Supplied material

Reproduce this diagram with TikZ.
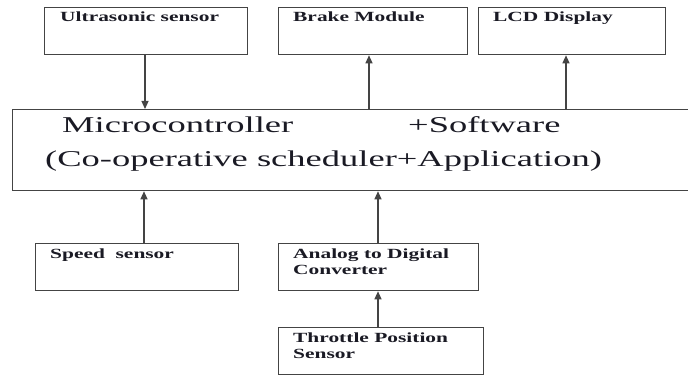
\documentclass[tikz,border=0pt]{standalone}
\usepackage{fontspec}
\setmainfont{Liberation Serif}
\newfontfamily\tms{Liberation Serif}
\usepackage{graphicx}
\usetikzlibrary{arrows.meta,calc}
\definecolor{linegray}{HTML}{444444}
\definecolor{txt}{HTML}{1A1A24}
\begin{document}
\begin{tikzpicture}[x=1pt,y=-1pt,
 box/.style={draw=linegray, line width=1.3pt, inner sep=0pt, anchor=north west, minimum height=47pt},
 lbl/.style={inner sep=0pt, anchor=base west, text=txt, font=\tms\fontsize{14}{16}\selectfont\bfseries},
 big/.style={inner sep=0pt, anchor=base west, text=txt, font=\tms\fontsize{22.6}{27}\selectfont},
 arr/.style={draw=linegray, line width=1.2pt, -{Triangle[length=8pt,width=7pt]}}]
\useasboundingbox (0,0) rectangle (688,377);
\fill[white] (0,0) rectangle (688,377);
% boxes
\node[box, minimum width=203pt] (ultra) at (44,7) {};
\node[box, minimum width=189pt] (brake) at (278,7) {};
\node[box, minimum width=187pt] (lcd) at (478,7) {};
\node[box, minimum width=700pt, minimum height=81pt] (main) at (12,109) {};
\node[box, minimum width=203pt] (speed) at (35,243) {};
\node[box, minimum width=200pt] (adc) at (278,243) {};
\node[box, minimum width=205pt] (thr) at (278,327) {};
% labels
\node[lbl] (ultraT) at ($(ultra.north west)+(16,15)$) {\scalebox{1.53}[1]{Ultrasonic sensor}};
\node[lbl] (brakeT) at ($(brake.north west)+(15,15)$) {\scalebox{1.53}[1]{Brake Module}};
\node[lbl] (lcdT) at ($(lcd.north west)+(15,15)$) {\scalebox{1.53}[1]{LCD Display}};
\node[lbl] (speedT) at ($(speed.north west)+(15,15)$) {\scalebox{1.53}[1]{Speed\ \ sensor}};
\node[lbl] (adcT) at ($(adc.north west)+(15,15)$) {\scalebox{1.53}[1]{\begin{tabular}[t]{@{}l@{}}Analog to Digital\\Converter\end{tabular}}};
\node[lbl] (thrT) at ($(thr.north west)+(15,15)$) {\scalebox{1.53}[1]{\begin{tabular}[t]{@{}l@{}}Throttle Position\\Sensor\end{tabular}}};
\node[big] (mcT) at (62,132) {\scalebox{1.615}[1]{Microcontroller}};
\node[big] (swT) at (408,132) {\scalebox{1.615}[1]{+Software}};
\node[big] (schT) at (45,167) {\scalebox{1.615}[1]{(Co-operative scheduler+Application)}};
% connectors
\coordinate (xu) at (145,0);
\coordinate (xb) at (369,0);
\coordinate (xl) at (566,0);
\coordinate (xs) at (144,0);
\coordinate (xa) at (378,0);
\draw[arr] (xu |- ultra.south) -- (xu |- main.north);
\draw[arr] (xb |- main.north) -- (xb |- brake.south);
\draw[arr] (xl |- main.north) -- (xl |- lcd.south);
\draw[arr] (xs |- speed.north) -- (xs |- main.south);
\draw[arr] (xa |- adc.north) -- (xa |- main.south);
\draw[arr] (xa |- thr.north) -- (xa |- adc.south);
\end{tikzpicture}
\end{document}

Problem description
Reproduce every line above as written, skipping pictures.

Solution
Reproduce this diagram with TikZ.
\documentclass[tikz,border=0pt]{standalone}
\usepackage{fontspec}
\setmainfont{Liberation Serif}
\newfontfamily\tms{Liberation Serif}
\usepackage{graphicx}
\usetikzlibrary{arrows.meta,calc}
\definecolor{linegray}{HTML}{444444}
\definecolor{txt}{HTML}{1A1A24}
\begin{document}
\begin{tikzpicture}[x=1pt,y=-1pt,
 box/.style={draw=linegray, line width=1.3pt, inner sep=0pt, anchor=north west, minimum height=47pt},
 lbl/.style={inner sep=0pt, anchor=base west, text=txt, font=\tms\fontsize{14}{16}\selectfont\bfseries},
 big/.style={inner sep=0pt, anchor=base west, text=txt, font=\tms\fontsize{22.6}{27}\selectfont},
 arr/.style={draw=linegray, line width=1.2pt, -{Triangle[length=8pt,width=7pt]}}]
\useasboundingbox (0,0) rectangle (688,377);
\fill[white] (0,0) rectangle (688,377);
% boxes
\node[box, minimum width=203pt] (ultra) at (44,7) {};
\node[box, minimum width=189pt] (brake) at (278,7) {};
\node[box, minimum width=187pt] (lcd) at (478,7) {};
\node[box, minimum width=700pt, minimum height=81pt] (main) at (12,109) {};
\node[box, minimum width=203pt] (speed) at (35,243) {};
\node[box, minimum width=200pt] (adc) at (278,243) {};
\node[box, minimum width=205pt] (thr) at (278,327) {};
% labels
\node[lbl] (ultraT) at ($(ultra.north west)+(16,15)$) {\scalebox{1.53}[1]{Ultrasonic sensor}};
\node[lbl] (brakeT) at ($(brake.north west)+(15,15)$) {\scalebox{1.53}[1]{Brake Module}};
\node[lbl] (lcdT) at ($(lcd.north west)+(15,15)$) {\scalebox{1.53}[1]{LCD Display}};
\node[lbl] (speedT) at ($(speed.north west)+(15,15)$) {\scalebox{1.53}[1]{Speed\ \ sensor}};
\node[lbl] (adcT) at ($(adc.north west)+(15,15)$) {\scalebox{1.53}[1]{\begin{tabular}[t]{@{}l@{}}Analog to Digital\\Converter\end{tabular}}};
\node[lbl] (thrT) at ($(thr.north west)+(15,15)$) {\scalebox{1.53}[1]{\begin{tabular}[t]{@{}l@{}}Throttle Position\\Sensor\end{tabular}}};
\node[big] (mcT) at (62,132) {\scalebox{1.615}[1]{Microcontroller}};
\node[big] (swT) at (408,132) {\scalebox{1.615}[1]{+Software}};
\node[big] (schT) at (45,167) {\scalebox{1.615}[1]{(Co-operative scheduler+Application)}};
% connectors
\coordinate (xu) at (145,0);
\coordinate (xb) at (369,0);
\coordinate (xl) at (566,0);
\coordinate (xs) at (144,0);
\coordinate (xa) at (378,0);
\draw[arr] (xu |- ultra.south) -- (xu |- main.north);
\draw[arr] (xb |- main.north) -- (xb |- brake.south);
\draw[arr] (xl |- main.north) -- (xl |- lcd.south);
\draw[arr] (xs |- speed.north) -- (xs |- main.south);
\draw[arr] (xa |- adc.north) -- (xa |- main.south);
\draw[arr] (xa |- thr.north) -- (xa |- adc.south);
\end{tikzpicture}
\end{document}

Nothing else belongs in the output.